Given task »
Look through the records below and collect all lines that hold the string "this".

Supplied records »
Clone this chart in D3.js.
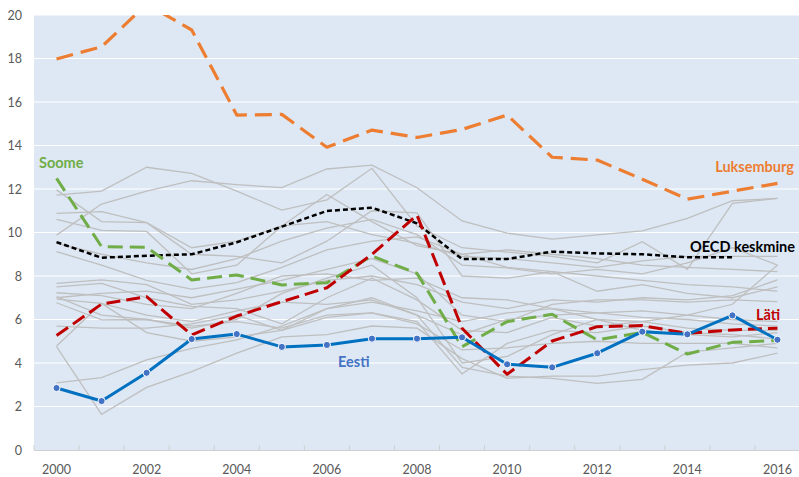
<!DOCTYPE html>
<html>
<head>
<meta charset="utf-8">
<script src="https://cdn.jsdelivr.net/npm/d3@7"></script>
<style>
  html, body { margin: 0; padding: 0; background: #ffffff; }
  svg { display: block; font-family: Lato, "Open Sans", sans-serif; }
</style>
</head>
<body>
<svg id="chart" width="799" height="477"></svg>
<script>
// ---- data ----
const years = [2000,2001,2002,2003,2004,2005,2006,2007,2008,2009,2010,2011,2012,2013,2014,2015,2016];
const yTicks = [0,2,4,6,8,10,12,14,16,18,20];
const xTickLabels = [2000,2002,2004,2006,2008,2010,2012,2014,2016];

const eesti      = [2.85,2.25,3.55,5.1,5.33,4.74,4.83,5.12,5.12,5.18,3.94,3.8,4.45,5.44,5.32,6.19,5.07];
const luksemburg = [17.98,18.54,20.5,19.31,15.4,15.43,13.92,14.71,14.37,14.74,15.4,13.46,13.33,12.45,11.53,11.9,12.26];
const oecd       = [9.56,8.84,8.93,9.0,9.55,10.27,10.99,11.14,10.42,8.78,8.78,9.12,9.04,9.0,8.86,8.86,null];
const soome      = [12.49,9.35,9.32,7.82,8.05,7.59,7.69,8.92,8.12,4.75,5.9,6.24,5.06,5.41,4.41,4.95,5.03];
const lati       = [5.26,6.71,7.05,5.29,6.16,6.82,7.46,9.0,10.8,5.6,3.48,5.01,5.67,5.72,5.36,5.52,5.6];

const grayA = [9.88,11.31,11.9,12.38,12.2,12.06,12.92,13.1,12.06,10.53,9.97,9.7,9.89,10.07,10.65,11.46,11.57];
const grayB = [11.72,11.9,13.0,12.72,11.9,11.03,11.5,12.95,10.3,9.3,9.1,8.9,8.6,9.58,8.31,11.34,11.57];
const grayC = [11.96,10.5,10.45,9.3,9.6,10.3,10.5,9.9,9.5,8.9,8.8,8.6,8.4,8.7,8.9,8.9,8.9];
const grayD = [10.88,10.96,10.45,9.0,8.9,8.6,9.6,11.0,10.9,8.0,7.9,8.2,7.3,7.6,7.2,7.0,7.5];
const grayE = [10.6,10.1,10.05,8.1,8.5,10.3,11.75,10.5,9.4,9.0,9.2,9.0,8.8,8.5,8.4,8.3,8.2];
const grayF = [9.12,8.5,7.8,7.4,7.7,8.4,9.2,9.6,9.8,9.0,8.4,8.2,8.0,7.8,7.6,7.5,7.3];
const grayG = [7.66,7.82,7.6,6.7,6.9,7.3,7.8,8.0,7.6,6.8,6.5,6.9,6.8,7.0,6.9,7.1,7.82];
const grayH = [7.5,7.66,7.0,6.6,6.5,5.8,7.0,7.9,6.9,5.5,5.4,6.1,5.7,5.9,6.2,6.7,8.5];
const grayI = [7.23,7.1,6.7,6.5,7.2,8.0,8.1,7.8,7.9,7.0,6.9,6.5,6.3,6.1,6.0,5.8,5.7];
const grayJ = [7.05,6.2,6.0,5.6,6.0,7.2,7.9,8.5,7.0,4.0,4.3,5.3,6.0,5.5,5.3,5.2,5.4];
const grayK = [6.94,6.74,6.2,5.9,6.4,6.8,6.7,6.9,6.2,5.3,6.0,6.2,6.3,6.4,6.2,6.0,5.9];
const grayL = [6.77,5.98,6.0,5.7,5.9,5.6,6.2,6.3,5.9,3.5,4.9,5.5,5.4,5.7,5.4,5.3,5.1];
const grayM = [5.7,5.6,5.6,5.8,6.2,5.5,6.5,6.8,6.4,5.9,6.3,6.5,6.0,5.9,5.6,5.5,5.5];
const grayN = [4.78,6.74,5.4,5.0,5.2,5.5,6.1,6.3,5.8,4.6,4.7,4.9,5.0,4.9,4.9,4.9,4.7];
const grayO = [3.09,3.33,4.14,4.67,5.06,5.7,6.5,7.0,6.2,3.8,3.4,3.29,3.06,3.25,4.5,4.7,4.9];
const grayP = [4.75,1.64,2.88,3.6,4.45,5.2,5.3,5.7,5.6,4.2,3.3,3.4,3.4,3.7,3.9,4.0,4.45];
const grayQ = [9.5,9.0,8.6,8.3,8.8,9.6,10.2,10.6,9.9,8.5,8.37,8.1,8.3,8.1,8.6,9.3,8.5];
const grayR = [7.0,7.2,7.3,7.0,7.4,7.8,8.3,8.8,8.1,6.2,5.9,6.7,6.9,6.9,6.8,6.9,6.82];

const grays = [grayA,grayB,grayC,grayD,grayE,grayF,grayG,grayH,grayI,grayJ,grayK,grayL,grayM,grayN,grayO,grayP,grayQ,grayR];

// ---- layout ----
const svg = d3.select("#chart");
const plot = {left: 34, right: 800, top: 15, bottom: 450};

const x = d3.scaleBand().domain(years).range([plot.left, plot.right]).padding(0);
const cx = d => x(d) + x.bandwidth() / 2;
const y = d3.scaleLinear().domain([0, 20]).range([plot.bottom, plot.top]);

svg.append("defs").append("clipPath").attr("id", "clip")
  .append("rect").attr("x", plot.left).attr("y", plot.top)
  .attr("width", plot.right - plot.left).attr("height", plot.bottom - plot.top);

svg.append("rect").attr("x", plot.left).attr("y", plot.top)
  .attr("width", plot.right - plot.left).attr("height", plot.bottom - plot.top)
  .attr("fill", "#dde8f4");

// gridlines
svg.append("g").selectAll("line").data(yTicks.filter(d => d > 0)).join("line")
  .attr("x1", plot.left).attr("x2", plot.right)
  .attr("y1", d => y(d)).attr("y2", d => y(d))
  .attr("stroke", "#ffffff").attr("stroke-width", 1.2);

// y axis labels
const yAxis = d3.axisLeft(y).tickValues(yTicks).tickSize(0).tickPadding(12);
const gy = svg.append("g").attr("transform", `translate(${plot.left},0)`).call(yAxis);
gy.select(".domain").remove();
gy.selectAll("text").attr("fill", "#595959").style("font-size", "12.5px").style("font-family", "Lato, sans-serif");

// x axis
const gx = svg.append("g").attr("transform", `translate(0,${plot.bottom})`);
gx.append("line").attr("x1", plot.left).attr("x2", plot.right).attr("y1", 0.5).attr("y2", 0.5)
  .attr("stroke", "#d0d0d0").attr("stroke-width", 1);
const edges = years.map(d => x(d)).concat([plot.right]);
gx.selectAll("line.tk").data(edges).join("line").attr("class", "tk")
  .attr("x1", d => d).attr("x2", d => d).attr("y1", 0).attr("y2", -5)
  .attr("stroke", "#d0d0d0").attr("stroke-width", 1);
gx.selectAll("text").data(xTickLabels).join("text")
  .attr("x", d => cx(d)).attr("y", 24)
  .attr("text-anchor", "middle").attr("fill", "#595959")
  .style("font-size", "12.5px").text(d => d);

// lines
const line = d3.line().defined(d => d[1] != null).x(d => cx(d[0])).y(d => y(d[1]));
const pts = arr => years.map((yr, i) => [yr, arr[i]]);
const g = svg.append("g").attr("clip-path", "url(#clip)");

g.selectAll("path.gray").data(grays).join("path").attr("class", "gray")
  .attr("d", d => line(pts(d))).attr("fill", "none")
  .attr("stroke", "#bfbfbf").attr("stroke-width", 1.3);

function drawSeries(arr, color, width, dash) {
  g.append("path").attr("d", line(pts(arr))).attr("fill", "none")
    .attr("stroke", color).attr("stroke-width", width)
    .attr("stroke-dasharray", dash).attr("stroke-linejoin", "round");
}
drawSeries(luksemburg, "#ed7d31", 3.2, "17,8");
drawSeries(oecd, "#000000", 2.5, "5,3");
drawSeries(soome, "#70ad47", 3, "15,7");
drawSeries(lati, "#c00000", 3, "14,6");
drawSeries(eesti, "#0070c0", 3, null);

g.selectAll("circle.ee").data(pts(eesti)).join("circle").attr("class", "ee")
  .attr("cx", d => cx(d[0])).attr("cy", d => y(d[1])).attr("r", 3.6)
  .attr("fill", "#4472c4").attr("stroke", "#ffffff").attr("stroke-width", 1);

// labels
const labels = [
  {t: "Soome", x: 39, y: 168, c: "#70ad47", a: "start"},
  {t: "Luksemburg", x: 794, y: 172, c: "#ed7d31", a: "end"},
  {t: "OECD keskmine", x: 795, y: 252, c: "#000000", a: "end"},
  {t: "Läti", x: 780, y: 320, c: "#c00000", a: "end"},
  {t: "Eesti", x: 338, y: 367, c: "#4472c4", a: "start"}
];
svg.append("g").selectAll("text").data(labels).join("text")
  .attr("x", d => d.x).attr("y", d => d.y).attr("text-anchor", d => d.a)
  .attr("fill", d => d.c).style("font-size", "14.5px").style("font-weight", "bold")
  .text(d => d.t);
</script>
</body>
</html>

--

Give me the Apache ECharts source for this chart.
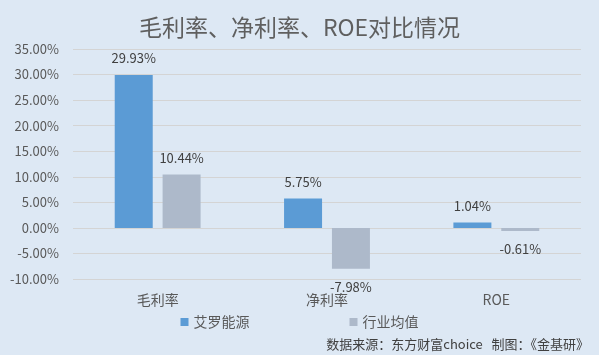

...

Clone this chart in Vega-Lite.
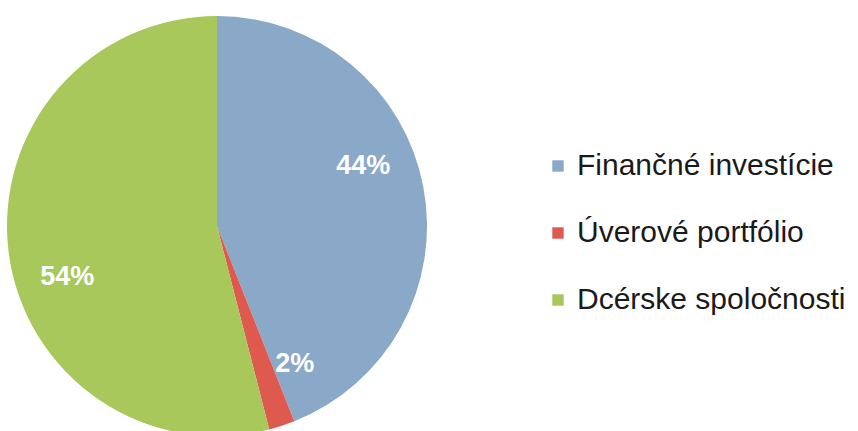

Written solution »
Clone this chart in D3.js.
Give me the Apache ECharts source for this chart.
Clone this chart in Vega-Lite.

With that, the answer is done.